The PN is making a serious proposal, whereby key positions will be appointed to individual by a three fourths majority in parliament. Authority chairpersons will be selected from qualified people by means of public tender. To become CEO of the Housing Authority, I had to sit for three exams, but I do not feel that my successor after I was removed was well-prepared for the role. Even the government admitted that it had not accomplished all that it wanted to in social housing. Our biggest resource is human resource, so our people need to be selected based on their abilities and not on their political affiliations.

Which, in your opinion, was the government’s best decision and worst mistake over the past four years?

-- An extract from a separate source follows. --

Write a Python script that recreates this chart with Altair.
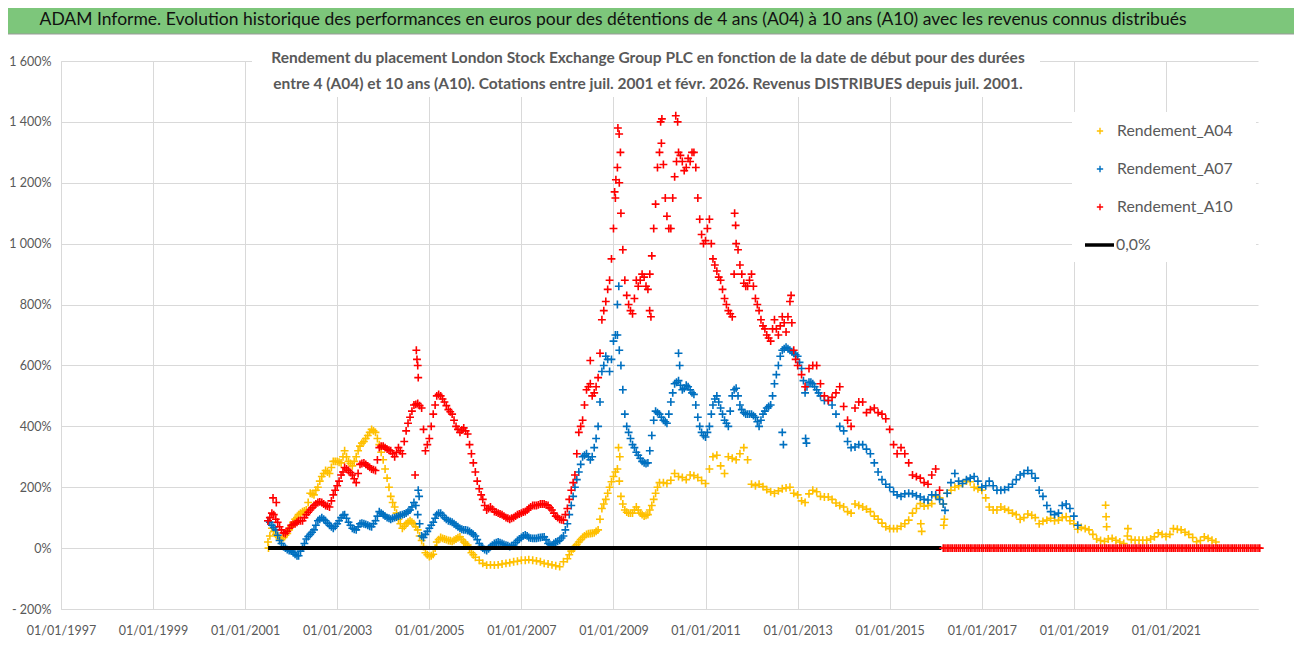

Calling a spade a spade, the government made good choices with regard to childcare centres, civil liberties, youth guarantee and the rights of disabled people. On the other hand, besides issues with corruption and transparency, this governments biggest mistake was retaining Keith Schembri and Konrad Mizzi last year. How could the Prime Minister not make those two resign after they were proven to have secret offshore companies in Panama and elsewhere when others like Michael Falzon and Godfrey Farrugia resigned over much less significant issues. Muscat dented his credibility and abused the trust shown in him. Apart from that, the government has failed to protect the environment. Like in the case of the Paceville masterplan, this government’s policies were designed to make the fat cats even fatter.

Which, in your opinion, was the opposition’s best decision and worst mistake over the past four years?

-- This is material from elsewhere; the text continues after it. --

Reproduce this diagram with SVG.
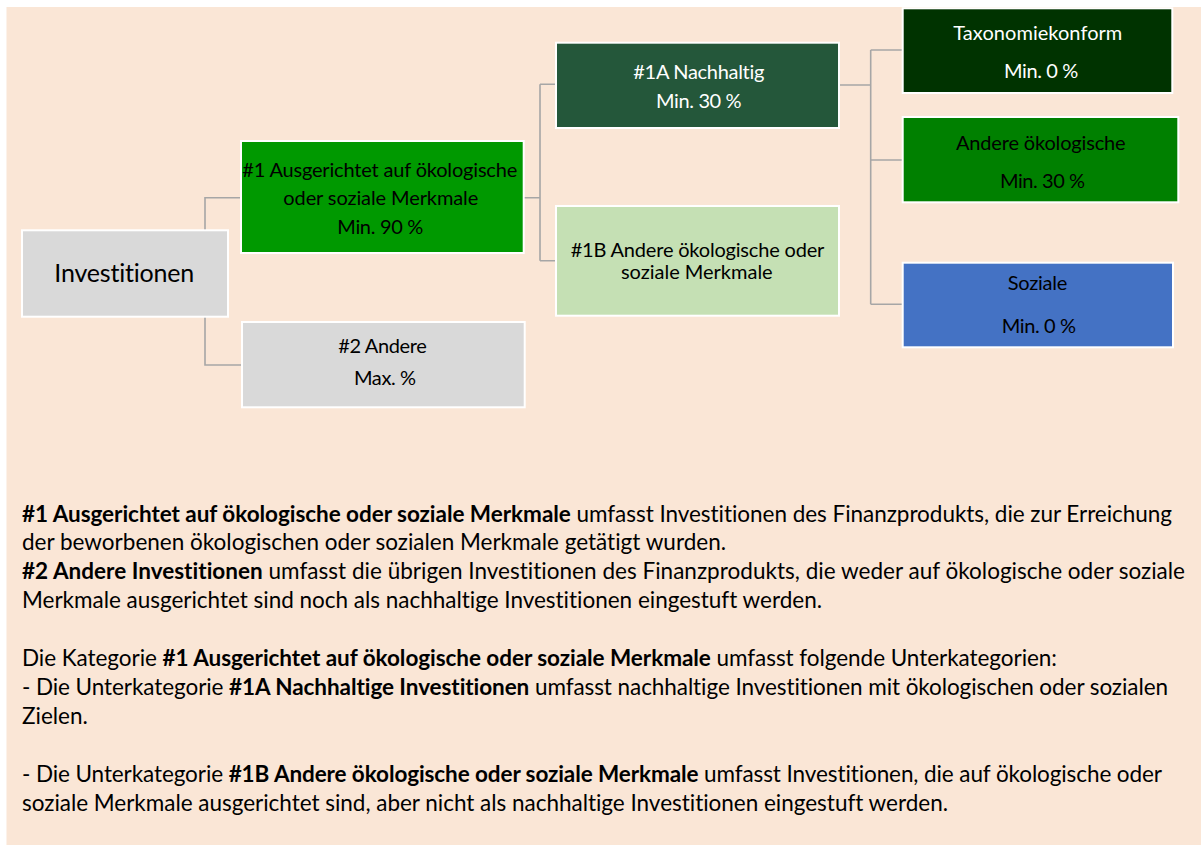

Our best decision was electing Simon Busuttil as our leader. Over four years he has proven himself and grown in the opinion of others. When he walked in he found the party at its lowest point, but he has managed to give the party back its integrity. But the Nationalist Party is not about Simon Busuttil, it is about the vision. PN has recognised its mistakes and is trying to be the party of the people. Simon is making the propsoals that raise the level of local politics to a European level, meaning politics based on finding common ground. I think this is the way forward: negotiation and collaboration to reach common ground for the good of the country. With Simon Busuttil as Prime Minister, Malta fairs better not only economically but also socially.

Our worst mistake, I admit, was being overly negative, especially in the beginning – perhaps because of the results from the last election. But the party recognised this and corrected its position by coming up proposal after proposal.